In the last few decades, agriculture has been recognised as the backbone of the economy for most African countries, representing about 15 per cent of the continent’s Gross Domestic Product (GDP).
Just as agriculture is the backbone for most African countries, so are women recognised in the sector as strategic contributors and players as they make up almost 50 per cent of the agricultural labour force in sub-Saharan Africa, an increase from about 45 per cent since 1980.
As farmers and farm workers, horticulturists, businesswomen, entrepreneurs and community leaders, they fulfil important roles in agriculture and the development of rural economies.
There is, however, a difference in the share of female labour in agriculture across the different sub-regions, with average percentages ranging from just over 40 per cent in Southern Africa to over 50 per cent in Eastern Africa.
The sub-regional data for Africa conceal wide differences between countries both in the share of female labour in agriculture and the trend.
Given the critical importance of the agricultural sector to the national economies, and in view of the important productive role of women within this sector, economic development and food security are affected by the degree of commitment shown by governments to the agricultural sector and to rural women.
Even though women make up almost 50 per cent of the agricultural labour force, a publication by Global Fund for Women titled ‘Keeping food on the table in Sub-Saharan Africa’ reported that women support the production of 80 per cent of the region’s food, noting that women are the pillars of agriculture and food production in Africa.
Women contribute extensively to food processing and marketing, household nutrition, and natural resource management. They are also the predominant labour providers in agri-businesses and agro-industries (FAO, 2011a).
Despite this significant contribution, African female farmers are often excluded from conversations that determine agricultural policies, while discriminatory laws and practices deprive them of their land, their rights and their livelihoods. The inequalities surrounding women in agriculture also border on access to financing and agricultural resources. In some cases, the reward from their labour contribution remains a misfit.

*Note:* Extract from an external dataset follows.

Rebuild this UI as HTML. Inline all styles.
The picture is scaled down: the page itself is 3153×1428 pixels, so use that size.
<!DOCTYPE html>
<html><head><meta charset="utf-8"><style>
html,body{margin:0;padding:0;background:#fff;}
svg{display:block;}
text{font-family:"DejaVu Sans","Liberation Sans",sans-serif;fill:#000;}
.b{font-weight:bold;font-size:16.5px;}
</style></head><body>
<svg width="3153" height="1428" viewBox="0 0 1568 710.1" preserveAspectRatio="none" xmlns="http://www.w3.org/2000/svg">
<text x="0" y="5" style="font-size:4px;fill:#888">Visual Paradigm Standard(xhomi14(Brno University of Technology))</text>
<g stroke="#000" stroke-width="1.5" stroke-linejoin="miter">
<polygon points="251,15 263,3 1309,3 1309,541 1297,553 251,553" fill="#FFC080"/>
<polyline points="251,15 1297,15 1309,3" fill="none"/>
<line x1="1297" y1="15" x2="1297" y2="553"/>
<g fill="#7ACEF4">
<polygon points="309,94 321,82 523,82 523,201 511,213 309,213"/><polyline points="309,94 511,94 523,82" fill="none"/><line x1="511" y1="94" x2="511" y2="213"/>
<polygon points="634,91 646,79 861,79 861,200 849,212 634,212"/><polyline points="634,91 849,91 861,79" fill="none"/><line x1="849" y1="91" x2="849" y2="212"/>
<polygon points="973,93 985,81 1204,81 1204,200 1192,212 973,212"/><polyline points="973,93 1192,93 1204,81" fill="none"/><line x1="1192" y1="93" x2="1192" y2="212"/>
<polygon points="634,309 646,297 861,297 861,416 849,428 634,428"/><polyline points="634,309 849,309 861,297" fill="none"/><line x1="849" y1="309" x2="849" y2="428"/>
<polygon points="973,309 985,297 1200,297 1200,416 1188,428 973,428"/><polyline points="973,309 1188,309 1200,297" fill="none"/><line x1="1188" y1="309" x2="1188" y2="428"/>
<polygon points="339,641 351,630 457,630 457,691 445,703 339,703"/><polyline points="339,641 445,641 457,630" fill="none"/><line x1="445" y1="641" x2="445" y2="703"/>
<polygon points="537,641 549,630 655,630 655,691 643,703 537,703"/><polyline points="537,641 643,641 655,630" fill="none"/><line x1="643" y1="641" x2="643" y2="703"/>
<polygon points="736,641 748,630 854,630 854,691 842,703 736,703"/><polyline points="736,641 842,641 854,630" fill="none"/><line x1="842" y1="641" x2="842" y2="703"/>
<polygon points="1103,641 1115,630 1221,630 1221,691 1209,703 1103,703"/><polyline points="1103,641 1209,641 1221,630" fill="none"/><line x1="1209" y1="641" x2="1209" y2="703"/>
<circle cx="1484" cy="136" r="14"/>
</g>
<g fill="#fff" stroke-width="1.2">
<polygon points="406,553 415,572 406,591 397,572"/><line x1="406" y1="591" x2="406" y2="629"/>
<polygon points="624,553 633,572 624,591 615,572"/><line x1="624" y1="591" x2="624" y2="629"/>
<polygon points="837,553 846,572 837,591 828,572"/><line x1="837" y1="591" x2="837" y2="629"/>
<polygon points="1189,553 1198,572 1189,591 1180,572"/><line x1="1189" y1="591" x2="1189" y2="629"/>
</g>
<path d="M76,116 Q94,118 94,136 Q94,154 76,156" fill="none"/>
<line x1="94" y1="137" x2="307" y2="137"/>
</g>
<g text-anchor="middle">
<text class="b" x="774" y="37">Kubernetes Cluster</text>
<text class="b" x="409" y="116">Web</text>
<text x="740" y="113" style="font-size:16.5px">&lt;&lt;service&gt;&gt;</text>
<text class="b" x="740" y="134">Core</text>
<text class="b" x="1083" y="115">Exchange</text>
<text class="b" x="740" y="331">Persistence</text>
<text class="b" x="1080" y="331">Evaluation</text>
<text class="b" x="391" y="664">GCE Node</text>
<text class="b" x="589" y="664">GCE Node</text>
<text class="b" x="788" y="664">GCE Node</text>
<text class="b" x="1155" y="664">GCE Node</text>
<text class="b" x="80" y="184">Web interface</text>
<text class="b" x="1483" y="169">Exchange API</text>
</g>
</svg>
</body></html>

Based on these facts and the desire to recognise and reward women’s effort in agriculture, the African Agricultural Technology Foundation (AATF) through its Cassava Mechanisation and Agro-processing Project, (CAMAP) has had tremendous success in helping reduce labour for women and youth involved in cassava production in Zambia, Nigeria and Uganda. The project supports women in cassava production by encouraging them to form support groups and building their skills through training on farming as a business, good agronomic practices and linking them to markets upon harvest.
In Uganda, some of the women who participated in the CAMAP Project were able to build an improved brick house for their families and buy goats for milk production to supplement their income. One of the women, a widow who wished not to be named, remarked that “I was afraid that I would not be able to feed my children upon the passing of my husband but this project has been a life-changer for me and my children. Through cassava production on my 10 acres of land, I have bought three goats that I will keep for milk production. I also intend to increase my land size for cassava production.”

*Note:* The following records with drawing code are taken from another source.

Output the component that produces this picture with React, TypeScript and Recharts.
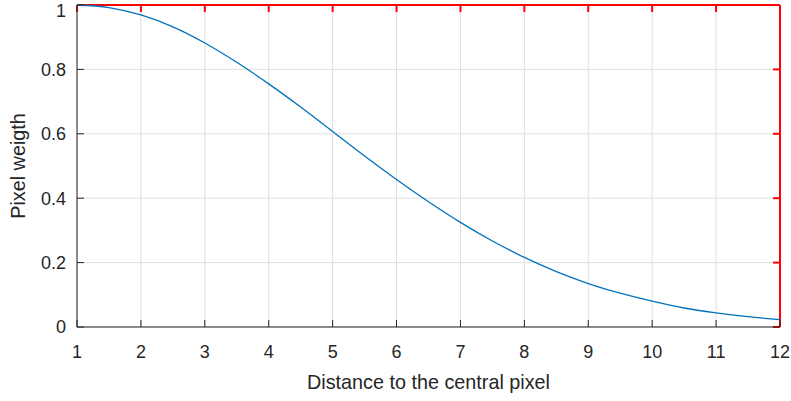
import { LineChart, Line, CartesianGrid, XAxis, YAxis, Label, ReferenceLine } from "recharts";

// distance to the central pixel (px)
const distances = [1, 1.5, 2, 2.5, 3, 3.5, 4, 4.5, 5, 5.5, 6, 6.5, 7, 7.5, 8, 8.5, 9, 9.5, 10, 10.5, 11, 11.5, 12];
// weight
const weights = [
  1.0, 0.992, 0.969, 0.932, 0.882, 0.822, 0.755, 0.683, 0.607, 0.531, 0.458, 0.389,
  0.325, 0.267, 0.216, 0.172, 0.135, 0.105, 0.08, 0.059, 0.044, 0.032, 0.023,
];
const xTicks = [1, 2, 3, 4, 5, 6, 7, 8, 9, 10, 11, 12];
const yTicks = [0, 0.2, 0.4, 0.6, 0.8, 1];

const data = distances.map((d, i) => ({ d, w: weights[i] }));

const ink = "#262626";
const font = "'Liberation Sans', Arial, Helvetica, sans-serif";
const tickFont = { fill: ink, fontSize: 18, fontFamily: font };
const labelFont = { fill: ink, fontSize: 19.8, fontFamily: font };

// inward tick length on the top / right edges, in data units (~7px)
const xTickLen = 0.11;
const yTickLen = 0.022;
const xMax = 12;
const yMax = 1;

export default function App() {
  return (
    <div style={{ position: "absolute", left: 0, top: 0, background: "#fff" }}>
      <LineChart
        width={791}
        height={401}
        data={data}
        margin={{ top: 5, right: 11, left: 0, bottom: 0 }}
        style={{ fontFamily: font }}
      >
        <CartesianGrid stroke="#dfdfdf" strokeWidth={1} />
        <XAxis
          dataKey="d"
          type="number"
          domain={[1, xMax]}
          ticks={xTicks}
          height={74}
          stroke={ink}
          tickSize={-7}
          tickMargin={25}
          tick={tickFont}
          tickLine={{ stroke: ink }}
        >
          <Label value="Distance to the central pixel" position="insideBottom" offset={12} style={labelFont} />
        </XAxis>
        <YAxis
          type="number"
          domain={[0, yMax]}
          ticks={yTicks}
          width={77}
          stroke={ink}
          tickSize={-7}
          tickMargin={18}
          tick={tickFont}
          tickLine={{ stroke: ink }}
          tickFormatter={(v: number) => String(v)}
        >
          <Label
            value="Pixel weigth"
            angle={-90}
            position="insideLeft"
            offset={18}
            style={{ ...labelFont, textAnchor: "middle" }}
          />
        </YAxis>

        {/* box: top and right edges with inward ticks */}
        <ReferenceLine y={yMax} stroke="#ff0000" strokeWidth={2} ifOverflow="visible" />
        <ReferenceLine x={xMax} stroke="#ff0000" strokeWidth={2} ifOverflow="visible" />
        {xTicks.map((t) => (
          <ReferenceLine
            key={"xt" + t}
            stroke="#ff0000"
            strokeWidth={2}
            ifOverflow="visible"
            segment={[
              { x: t, y: yMax },
              { x: t, y: yMax - yTickLen },
            ]}
          />
        ))}
        {yTicks.map((t) => (
          <ReferenceLine
            key={"yt" + t}
            stroke="#ff0000"
            strokeWidth={2}
            ifOverflow="visible"
            segment={[
              { x: xMax, y: t },
              { x: xMax - xTickLen, y: t },
            ]}
          />
        ))}

        <Line
          type="monotone"
          dataKey="w"
          stroke="#0072BD"
          strokeWidth={1.3}
          dot={false}
          isAnimationActive={false}
        />
      </LineChart>
    </div>
  );
}
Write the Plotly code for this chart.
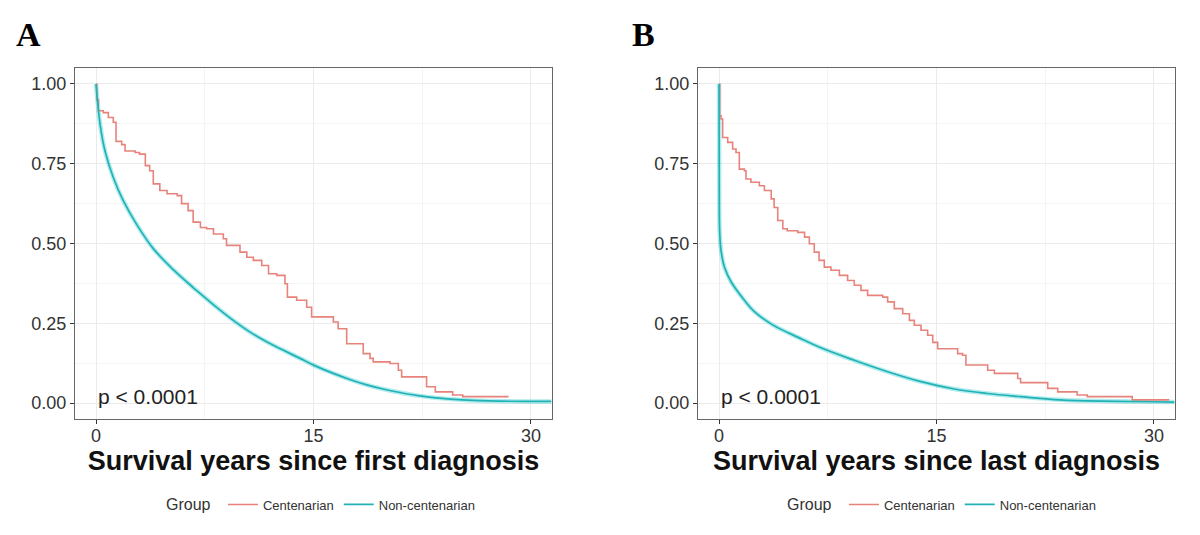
import plotly.graph_objects as go

# Panel A: survival since first diagnosis
a_cent_t = [0, 0.05, 0.16, 0.5, 0.85, 1.19, 1.38, 1.77, 2.0, 2.7, 3.0, 3.4, 3.7, 3.95, 4.4, 4.9,
            5.6, 5.9, 6.35, 6.7, 7.2, 7.63, 8.1, 8.78, 9.0, 9.93, 10.4, 10.85, 11.43, 11.9,
            12.46, 13.03, 13.2, 13.84, 14.53, 14.87, 16.37, 16.7, 17.29, 18.43, 18.9, 19.12,
            20.28, 20.85, 21.08, 22.8, 23.4, 24.6, 25.3, 28.4]
a_cent_s = [1.0, 0.95, 0.916, 0.91, 0.895, 0.88, 0.82, 0.81, 0.79, 0.785, 0.78, 0.744, 0.728,
            0.687, 0.666, 0.656, 0.65, 0.625, 0.603, 0.567, 0.55, 0.546, 0.53, 0.515, 0.494,
            0.473, 0.457, 0.447, 0.431, 0.405, 0.40, 0.374, 0.332, 0.322, 0.30, 0.27, 0.254,
            0.233, 0.186, 0.155, 0.14, 0.129, 0.124, 0.103, 0.082, 0.051, 0.035, 0.025, 0.02,
            0.017]
a_non_t = [0, 0.28, 0.62, 1.19, 1.88, 2.8, 3.95, 5.33, 6.7, 7.17, 8.32, 9.47, 10.6, 11.77, 12.9,
           14.07, 15.2, 16.37, 17.5, 18.67, 19.8, 20.97, 22.1, 23.3, 25.6, 27.9, 31.4]
a_non_s = [1.0, 0.874, 0.79, 0.707, 0.634, 0.56, 0.484, 0.418, 0.362, 0.344, 0.30, 0.259, 0.223,
           0.192, 0.166, 0.14, 0.115, 0.093, 0.074, 0.057, 0.044, 0.033, 0.024, 0.017, 0.009,
           0.006, 0.005]

# Panel B: survival since last diagnosis
b_cent_t = [0, 0.05, 0.14, 0.25, 0.6, 0.94, 1.17, 1.4, 1.75, 1.86, 2.2, 2.78, 3.13, 3.6, 3.8,
            4.05, 4.4, 4.7, 5.43, 5.9, 6.23, 6.57, 6.9, 7.26, 7.72, 8.3, 8.87, 9.33, 9.79,
            10.25, 11.29, 11.63, 12.09, 12.67, 13.13, 13.47, 13.93, 14.39, 14.74, 15.08, 16.46,
            16.8, 17.03, 18.53, 18.99, 20.6, 20.8, 22.67, 23.36, 24.7, 25.4, 28.5, 31.0]
b_cent_s = [1.0, 0.9, 0.89, 0.832, 0.817, 0.796, 0.785, 0.733, 0.728, 0.702, 0.692, 0.681,
            0.666, 0.64, 0.613, 0.572, 0.546, 0.54, 0.535, 0.52, 0.499, 0.473, 0.447, 0.426,
            0.416, 0.40, 0.384, 0.369, 0.353, 0.3375, 0.332, 0.317, 0.296, 0.28, 0.259, 0.244,
            0.228, 0.2125, 0.19, 0.17, 0.155, 0.15, 0.119, 0.103, 0.093, 0.077, 0.064, 0.046,
            0.035, 0.025, 0.02, 0.01, 0.008]
b_non_t = [0, 0.01, 0.02, 0.05, 0.14, 0.37, 0.83, 1.75, 2.4, 3.7, 5.5, 7.03, 9.33, 11.63, 13.93,
           16.23, 18.53, 20.8, 23.1, 25.4, 29.8, 31.4]
b_non_s = [1.0, 0.8, 0.6, 0.53, 0.478, 0.426, 0.38, 0.322, 0.288, 0.245, 0.205, 0.173, 0.134,
           0.098, 0.067, 0.044, 0.03, 0.02, 0.011, 0.007, 0.004, 0.003]

x_ticks = [0, 15, 30]
y_ticks = [0, 0.25, 0.5, 0.75, 1.0]
y_labels = ["0.00", "0.25", "0.50", "0.75", "1.00"]

RED = "#E8837B"
TEAL = "#22B2B6"

W, H = 1200, 535
OFF = 8  # page body margin around the plot div


def px_x(p):
    return (p - OFF) / W


def px_y(p):
    return 1 - (p - OFF) / H


fig = go.Figure()

panels = [
    ("x", "y", "legend", a_cent_t, a_cent_s, a_non_t, a_non_s),
    ("x2", "y2", "legend2", b_cent_t, b_cent_s, b_non_t, b_non_s),
]
for xa, ya, lg, ct, cs, nt, ns in panels:
    # pale band behind the non-centenarian line
    fig.add_trace(go.Scatter(x=nt, y=ns, mode="lines", xaxis=xa, yaxis=ya,
                             line=dict(color="rgba(0,191,196,0.3)", width=4.5, shape="spline"),
                             showlegend=False, hoverinfo="skip"))
    fig.add_trace(go.Scatter(x=ct, y=cs, mode="lines", xaxis=xa, yaxis=ya, name="Centenarian",
                             line=dict(color=RED, width=1.6, shape="hv"), legend=lg))
    fig.add_trace(go.Scatter(x=nt, y=ns, mode="lines", xaxis=xa, yaxis=ya, name="Non-centenarian",
                             line=dict(color=TEAL, width=1.7, shape="spline"), legend=lg))

tick_font = dict(family="Liberation Sans, Arial", size=18, color="#333333")
xaxis_common = dict(range=[-1.45, 31.45], tickvals=x_ticks, ticks="outside", ticklen=4,
                    tickcolor="#333333", showline=True, mirror=True, linecolor="#666666",
                    linewidth=1, showgrid=True, gridcolor="#EBEBEB", gridwidth=1, zeroline=False,
                    minor=dict(tick0=0, dtick=7.5, showgrid=True, gridcolor="#F4F4F4", gridwidth=1),
                    tickfont=tick_font, automargin=False, title_standoff=0,
                    ticklabelstandoff=-4)
yaxis_common = dict(range=[-0.05, 1.05], tickvals=y_ticks, ticktext=y_labels, ticks="outside",
                    ticklen=4, tickcolor="#333333", showline=True, mirror=True,
                    linecolor="#666666", linewidth=1, showgrid=True, gridcolor="#EBEBEB",
                    gridwidth=1, zeroline=False,
                    minor=dict(tick0=0, dtick=0.125, showgrid=True, gridcolor="#F4F4F4", gridwidth=1),
                    tickfont=tick_font, automargin=False)

title_font = dict(family="Liberation Sans, Arial", size=27, color="#111111")
legend_common = dict(orientation="h", xanchor="center", y=px_y(505), yanchor="middle",
                     itemwidth=30,
                     title=dict(text="Group ", font=dict(size=16, color="#333333")),
                     font=dict(family="Liberation Sans, Arial", size=13, color="#333333"))

fig.update_layout(
    width=W, height=H,
    margin=dict(l=0, r=0, t=0, b=0),
    paper_bgcolor="white", plot_bgcolor="white",
    xaxis=dict(xaxis_common, domain=[px_x(75), px_x(552)], anchor="y",
               title=dict(text="<b>Survival years since first diagnosis</b>", font=title_font)),
    yaxis=dict(yaxis_common, domain=[px_y(419), px_y(68)], anchor="x"),
    xaxis2=dict(xaxis_common, domain=[px_x(698), px_x(1175)], anchor="y2",
                title=dict(text="<b>Survival years since last diagnosis</b>", font=title_font)),
    yaxis2=dict(yaxis_common, domain=[px_y(419), px_y(68)], anchor="x2"),
    legend=dict(legend_common, x=px_x(322)),
    legend2=dict(legend_common, x=px_x(943)),
    annotations=[
        dict(text="<b>A</b>", x=px_x(14), y=px_y(34), xref="paper", yref="paper",
             xanchor="left", yanchor="middle", showarrow=False,
             font=dict(family="Liberation Serif, Times New Roman", size=34, color="black")),
        dict(text="<b>B</b>", x=px_x(630), y=px_y(34), xref="paper", yref="paper",
             xanchor="left", yanchor="middle", showarrow=False,
             font=dict(family="Liberation Serif, Times New Roman", size=34, color="black")),
        dict(text="p < 0.0001", x=0, y=0.02, xref="x", yref="y", xanchor="left",
             yanchor="middle", showarrow=False,
             font=dict(family="Liberation Sans, Arial", size=21, color="#222222")),
        dict(text="p < 0.0001", x=0, y=0.02, xref="x2", yref="y2", xanchor="left",
             yanchor="middle", showarrow=False,
             font=dict(family="Liberation Sans, Arial", size=21, color="#222222")),
    ],
)

fig.write_html("out.html")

To support youth inclusivity, CAMAP trained youths in the three countries in mechanised cassava production and involvement in agribusiness in alignment with their needs. The men were also involved in the project and incorporated as champions in support of women empowerment. AATF considers gender mainstreaming as being both about women and men while acknowledging their homogeneity.
The gender agenda remains essential in implementing agriculture interventions and contributes to the sustainability of food security in developing countries.
Persisting gender inequalities constrain women’s productivity and food security and nutrition contribution. Embracing gender transformative approaches is, therefore, critical to achieve accelerated agricultural growth, shared prosperity, improved livelihoods and zero hunger.
AATF has demonstrated that with careful planning and investment, women can be positioned to scale-up the continent’s food security agenda. It is, therefore, important for national governments and other developmental organisations to not only recognise women as valuable players in the agricultural sector but also as a block that can make a significant difference in the continent's quest to attain food and nutritional security.
It is estimated that 56 per cent of the African population will live in urban areas by 2050. If we are to meet this growing demand for food, we must harness the full potential of women (FAO 2018). It is imperative that gender remains a conversation about men and women.
AATF was founded in 2003 to address Africa’s food security prospects through agricultural technology, It was formed in response to the need for an effective mechanism that would facilitate and support negotiation for technology access and delivery and formation of appropriate partnerships to manage the development & deployment of innovative technologies for use by smallholder farmers in SSA.
Women being a very strategic block under the classification of smallholder farmers, the group responsible for the production of much of the food needed on the African continent should, therefore, be supported to have an unhindered access to affordable and sustain agricultural technologies that will scale-up their contributions.
The writer is AATF’s head of Gender Unit.